We begin by loading in our generated data.

In [2]:
import numpy as np
import pandas as pd
df = pd.read_parquet("fraud-cleaned-sample.parquet")

We need to split our data set into training and testing sets:

In [3]:
from sklearn import model_selection
train, test = model_selection.train_test_split(df, random_state=43)

In [4]:
test.head()

Unnamed: 0,timestamp,label,user_id,amount,merchant_id,trans_type,foreign,interarrival
8872909,1616524579,legitimate,1776,11.6,7244,swipe,False,5304.0
15366435,1641349585,legitimate,3080,19.110001,11425,contactless,False,46935.0
37641047,1588775305,legitimate,7517,28.08,10825,swipe,False,7771.0
30004196,1602422079,legitimate,5998,3.29,457,online,False,49994.0
2634506,1602456788,legitimate,525,9.91,4987,swipe,False,7653.0


We also load in the feature engineering pipeline stage which we developed in [notebook 2](02-feature-engineering.ipynb). The model takes the feature vectors as input, rather than the raw data.

In [1]:
import cloudpickle as cp
feature_pipeline = cp.load(open('feat_pipeline.pkl', 'rb'))



In [None]:
feature_pipeline

In [None]:
feature_pipeline[1]

#### Dealing with Imbalanced Classes

When the training data set contains unequal representation from each of your classes we say we are dealing with 'imbalanced classes'. In our data set fewer than 2% of the samples are fraudulent, and the remaining 98% are legitimate. Thus we have imbalanced classes. 

This causes problems for a few reasons:
1. A model which classifies all transactions as 'legitimate' would be correct 98% of the time. This high accuracy can trick you into thinking that your model is working well, despite it just returning 'legitimate' for every sample it sees. 
2. Even if your model tries to learn patterns in the data, it may struggle to learn from the 'fraudulent' data since there simply isn't enough of it.


There are a few approaches we could take to tackle the problem, and today we will use two of them: 
1. We will use metrics which are more informative than simply counting how often the model makes a correct prediction. 
2. We will weight the samples by the inverse of the frequency of their label within the data set. These weights will be passed into the logistic regression model, and used to ensure that the model is penalised proportionally to this weight for making a misclassification for each class when it is training. 


In this next cell we compute these weights for each of the data labels. 

In [5]:
import warnings
warnings.filterwarnings('ignore')

In [6]:
fraud_frequency = train[train["label"] == "fraud"]["timestamp"].count() / train["timestamp"].count()
train.loc[train["label"] == "legitimate", "weights"] = fraud_frequency
train.loc[train["label"] == "fraud", "weights"] = (1 - fraud_frequency)


We're now ready to train our Logistic Regression model. The model is trained on the feature vectors (generated using our `feature_pipeline` from the previous notebook) and we pass the class weights we computed above as a model parameter. 

In [7]:
from sklearn.linear_model import LogisticRegression
lr = LogisticRegression(max_iter=500)

svecs = feature_pipeline.fit_transform(train)
lr.fit(svecs, train["label"], sample_weight=train["weights"])
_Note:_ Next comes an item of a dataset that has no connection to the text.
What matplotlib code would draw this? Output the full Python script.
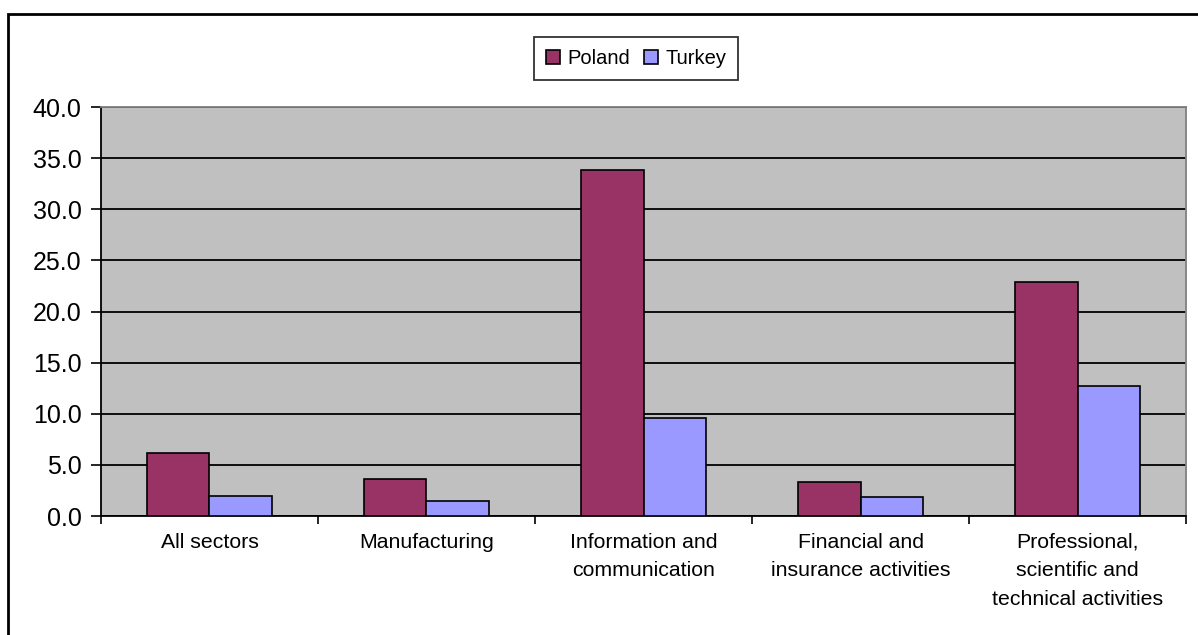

LogisticRegression(max_iter=500)

In [None]:
model_pipeline.predict(test[0])

In [20]:
row = test.head(1)

In [22]:
row

Unnamed: 0,timestamp,label,user_id,amount,merchant_id,trans_type,foreign,interarrival
8872909,1616524579,legitimate,1776,11.6,7244,swipe,False,5304.0


We need to validate our model to check how well it performs on data it wasn't trained on. We use the model we just trained to make predictions for the data in our test set, and compare those predictions to the truth. 



In [None]:
model_pipeline.predict(row)

In [18]:
preprocessor = feature_pipeline.steps[0][1]

In [19]:
from sklearn.pipeline import Pipeline

model_pipeline = Pipeline(
    steps=[('preprocessing', preprocessor),
           ('linear_regression', lr)]
    )
model_pipeline

Pipeline(steps=[('preprocessing',
                 ColumnTransformer(transformers=[('interarrival_scaler',
                                                  Pipeline(steps=[('median_imputer',
                                                                   SimpleImputer(strategy='median')),
                                                                  ('interarrival_scaler',
                                                                   RobustScaler())]),
                                                  ['interarrival']),
                                                 ('amount_scaler',
                                                  RobustScaler(), ['amount']),
                                                 ('onehot',
                                                  OneHotEncoder(categories=[['online',
                                                                             'contactless',
                                                                            

In [11]:
help(feature_pipeline)

Help on Pipeline in module sklearn.pipeline object:

class Pipeline(sklearn.utils.metaestimators._BaseComposition)
 |  Pipeline(steps, *, memory=None, verbose=False)
 |  
 |  Pipeline of transforms with a final estimator.
 |  
 |  Sequentially apply a list of transforms and a final estimator.
 |  Intermediate steps of the pipeline must be 'transforms', that is, they
 |  must implement fit and transform methods.
 |  The final estimator only needs to implement fit.
 |  The transformers in the pipeline can be cached using ``memory`` argument.
 |  
 |  The purpose of the pipeline is to assemble several steps that can be
 |  cross-validated together while setting different parameters.
 |  For this, it enables setting parameters of the various steps using their
 |  names and the parameter name separated by a '__', as in the example below.
 |  A step's estimator may be replaced entirely by setting the parameter
 |  with its name to another estimator, or a transformer removed by setting
 |  it

In [None]:
from sklearn.metrics import classification_report

predictions = lr.predict(feature_pipeline.fit_transform(test))
print(classification_report(test.label.values, predictions))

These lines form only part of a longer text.